— START —

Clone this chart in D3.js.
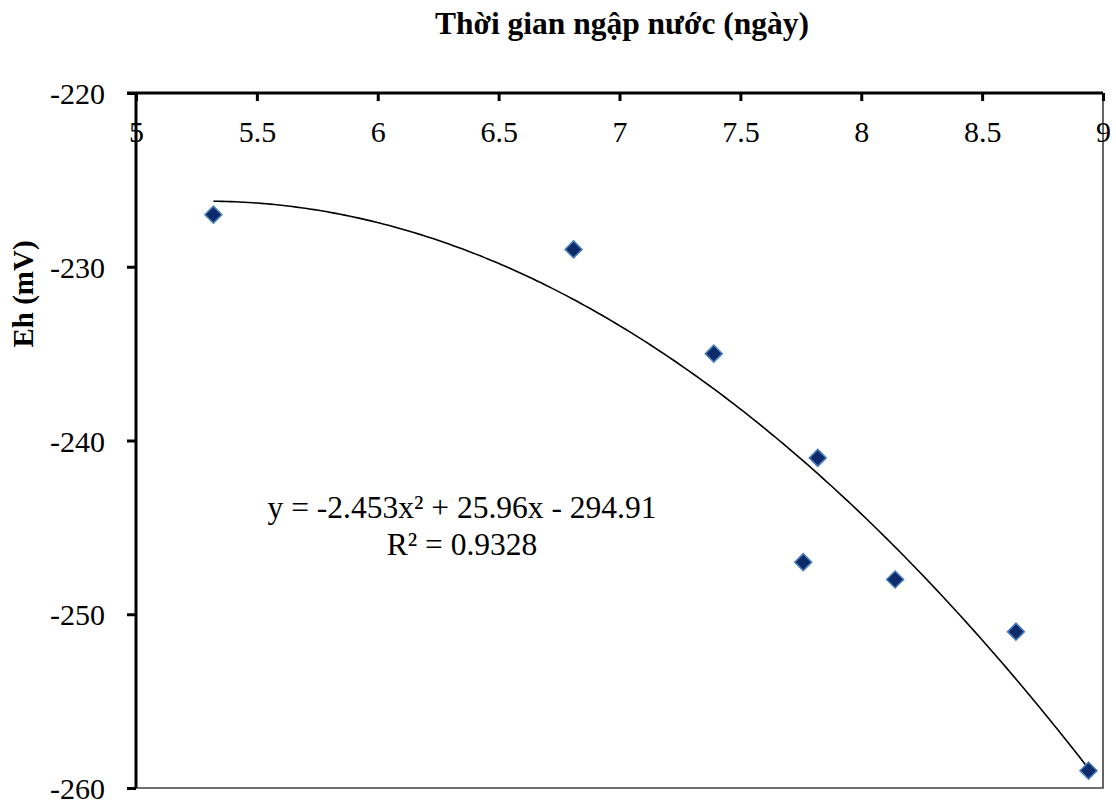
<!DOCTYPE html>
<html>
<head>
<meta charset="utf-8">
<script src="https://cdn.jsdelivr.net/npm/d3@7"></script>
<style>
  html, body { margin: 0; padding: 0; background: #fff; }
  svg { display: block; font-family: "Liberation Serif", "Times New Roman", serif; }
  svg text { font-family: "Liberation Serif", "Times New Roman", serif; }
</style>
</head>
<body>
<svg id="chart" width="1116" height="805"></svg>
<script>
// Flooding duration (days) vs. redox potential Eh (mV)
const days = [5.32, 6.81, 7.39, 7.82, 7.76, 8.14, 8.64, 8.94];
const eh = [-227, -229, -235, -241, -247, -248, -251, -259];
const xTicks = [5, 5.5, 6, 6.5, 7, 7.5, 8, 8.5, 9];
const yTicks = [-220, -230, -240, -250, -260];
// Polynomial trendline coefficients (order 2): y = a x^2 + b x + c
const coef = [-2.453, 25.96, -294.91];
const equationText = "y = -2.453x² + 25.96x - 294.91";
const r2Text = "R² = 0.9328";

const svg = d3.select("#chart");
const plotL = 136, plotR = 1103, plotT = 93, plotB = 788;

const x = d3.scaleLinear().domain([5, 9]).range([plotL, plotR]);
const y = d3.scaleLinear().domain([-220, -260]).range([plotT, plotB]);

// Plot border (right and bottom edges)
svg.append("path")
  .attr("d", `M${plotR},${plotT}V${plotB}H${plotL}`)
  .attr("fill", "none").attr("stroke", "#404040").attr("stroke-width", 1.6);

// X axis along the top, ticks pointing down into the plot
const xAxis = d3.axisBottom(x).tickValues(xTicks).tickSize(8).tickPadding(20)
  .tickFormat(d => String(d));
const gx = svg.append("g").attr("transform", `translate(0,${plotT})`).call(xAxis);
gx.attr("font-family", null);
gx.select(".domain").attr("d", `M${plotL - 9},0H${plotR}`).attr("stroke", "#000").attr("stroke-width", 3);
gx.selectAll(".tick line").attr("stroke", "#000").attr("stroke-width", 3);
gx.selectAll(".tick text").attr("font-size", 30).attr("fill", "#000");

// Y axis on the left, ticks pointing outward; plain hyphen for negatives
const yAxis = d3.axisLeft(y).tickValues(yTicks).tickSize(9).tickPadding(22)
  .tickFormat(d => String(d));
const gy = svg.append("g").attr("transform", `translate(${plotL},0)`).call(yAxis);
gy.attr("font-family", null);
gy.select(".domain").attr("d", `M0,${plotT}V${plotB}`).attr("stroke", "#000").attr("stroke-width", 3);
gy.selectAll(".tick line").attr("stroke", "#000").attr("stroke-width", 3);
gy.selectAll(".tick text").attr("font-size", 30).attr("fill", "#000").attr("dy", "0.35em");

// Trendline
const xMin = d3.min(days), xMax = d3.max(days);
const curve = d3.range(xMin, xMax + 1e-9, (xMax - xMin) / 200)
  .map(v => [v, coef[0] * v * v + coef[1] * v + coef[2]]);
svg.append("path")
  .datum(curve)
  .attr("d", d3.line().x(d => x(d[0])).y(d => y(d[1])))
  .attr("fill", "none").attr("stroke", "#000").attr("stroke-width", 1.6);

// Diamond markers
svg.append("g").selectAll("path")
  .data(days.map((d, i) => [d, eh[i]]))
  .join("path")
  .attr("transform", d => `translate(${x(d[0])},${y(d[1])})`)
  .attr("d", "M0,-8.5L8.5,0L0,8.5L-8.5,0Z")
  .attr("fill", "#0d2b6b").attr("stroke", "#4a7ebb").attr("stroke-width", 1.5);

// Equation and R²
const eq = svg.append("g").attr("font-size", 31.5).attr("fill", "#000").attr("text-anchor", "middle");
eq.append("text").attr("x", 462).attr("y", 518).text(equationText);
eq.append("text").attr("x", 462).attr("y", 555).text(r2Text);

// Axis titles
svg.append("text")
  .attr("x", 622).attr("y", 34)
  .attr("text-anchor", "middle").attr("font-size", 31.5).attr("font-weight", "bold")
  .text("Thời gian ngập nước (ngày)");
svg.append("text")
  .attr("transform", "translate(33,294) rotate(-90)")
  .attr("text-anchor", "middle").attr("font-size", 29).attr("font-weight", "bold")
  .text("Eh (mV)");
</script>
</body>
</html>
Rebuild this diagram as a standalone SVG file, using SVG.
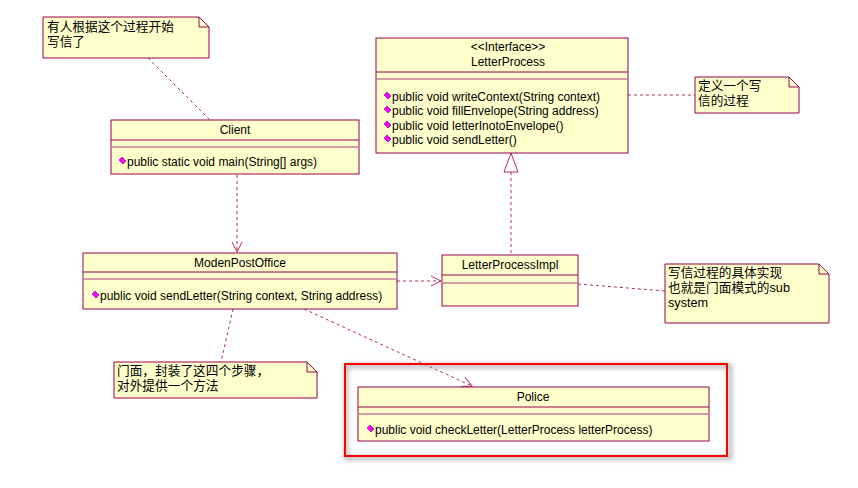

— END —

Transcribe the entries above verbatim, omitting their pictures.

* ANSWER TO THE PROBLEM
Clone this chart in D3.js.
<!DOCTYPE html>
<html>
<head>
<meta charset="utf-8">
<script src="https://cdn.jsdelivr.net/npm/d3@7"></script>
<style>
  html, body { margin: 0; padding: 0; background: #fff; }
  svg { display: block; font-family: "Liberation Serif", "Times New Roman", serif; }
  svg text { font-family: "Liberation Serif", "Times New Roman", serif; }
</style>
</head>
<body>
<svg id="chart" width="1116" height="805"></svg>
<script>
// Flooding duration (days) vs. redox potential Eh (mV)
const days = [5.32, 6.81, 7.39, 7.82, 7.76, 8.14, 8.64, 8.94];
const eh = [-227, -229, -235, -241, -247, -248, -251, -259];
const xTicks = [5, 5.5, 6, 6.5, 7, 7.5, 8, 8.5, 9];
const yTicks = [-220, -230, -240, -250, -260];
// Polynomial trendline coefficients (order 2): y = a x^2 + b x + c
const coef = [-2.453, 25.96, -294.91];
const equationText = "y = -2.453x² + 25.96x - 294.91";
const r2Text = "R² = 0.9328";

const svg = d3.select("#chart");
const plotL = 136, plotR = 1103, plotT = 93, plotB = 788;

const x = d3.scaleLinear().domain([5, 9]).range([plotL, plotR]);
const y = d3.scaleLinear().domain([-220, -260]).range([plotT, plotB]);

// Plot border (right and bottom edges)
svg.append("path")
  .attr("d", `M${plotR},${plotT}V${plotB}H${plotL}`)
  .attr("fill", "none").attr("stroke", "#404040").attr("stroke-width", 1.6);

// X axis along the top, ticks pointing down into the plot
const xAxis = d3.axisBottom(x).tickValues(xTicks).tickSize(8).tickPadding(20)
  .tickFormat(d => String(d));
const gx = svg.append("g").attr("transform", `translate(0,${plotT})`).call(xAxis);
gx.attr("font-family", null);
gx.select(".domain").attr("d", `M${plotL - 9},0H${plotR}`).attr("stroke", "#000").attr("stroke-width", 3);
gx.selectAll(".tick line").attr("stroke", "#000").attr("stroke-width", 3);
gx.selectAll(".tick text").attr("font-size", 30).attr("fill", "#000");

// Y axis on the left, ticks pointing outward; plain hyphen for negatives
const yAxis = d3.axisLeft(y).tickValues(yTicks).tickSize(9).tickPadding(22)
  .tickFormat(d => String(d));
const gy = svg.append("g").attr("transform", `translate(${plotL},0)`).call(yAxis);
gy.attr("font-family", null);
gy.select(".domain").attr("d", `M0,${plotT}V${plotB}`).attr("stroke", "#000").attr("stroke-width", 3);
gy.selectAll(".tick line").attr("stroke", "#000").attr("stroke-width", 3);
gy.selectAll(".tick text").attr("font-size", 30).attr("fill", "#000").attr("dy", "0.35em");

// Trendline
const xMin = d3.min(days), xMax = d3.max(days);
const curve = d3.range(xMin, xMax + 1e-9, (xMax - xMin) / 200)
  .map(v => [v, coef[0] * v * v + coef[1] * v + coef[2]]);
svg.append("path")
  .datum(curve)
  .attr("d", d3.line().x(d => x(d[0])).y(d => y(d[1])))
  .attr("fill", "none").attr("stroke", "#000").attr("stroke-width", 1.6);

// Diamond markers
svg.append("g").selectAll("path")
  .data(days.map((d, i) => [d, eh[i]]))
  .join("path")
  .attr("transform", d => `translate(${x(d[0])},${y(d[1])})`)
  .attr("d", "M0,-8.5L8.5,0L0,8.5L-8.5,0Z")
  .attr("fill", "#0d2b6b").attr("stroke", "#4a7ebb").attr("stroke-width", 1.5);

// Equation and R²
const eq = svg.append("g").attr("font-size", 31.5).attr("fill", "#000").attr("text-anchor", "middle");
eq.append("text").attr("x", 462).attr("y", 518).text(equationText);
eq.append("text").attr("x", 462).attr("y", 555).text(r2Text);

// Axis titles
svg.append("text")
  .attr("x", 622).attr("y", 34)
  .attr("text-anchor", "middle").attr("font-size", 31.5).attr("font-weight", "bold")
  .text("Thời gian ngập nước (ngày)");
svg.append("text")
  .attr("transform", "translate(33,294) rotate(-90)")
  .attr("text-anchor", "middle").attr("font-size", 29).attr("font-weight", "bold")
  .text("Eh (mV)");
</script>
</body>
</html>
Rebuild this diagram as a standalone SVG file, using SVG.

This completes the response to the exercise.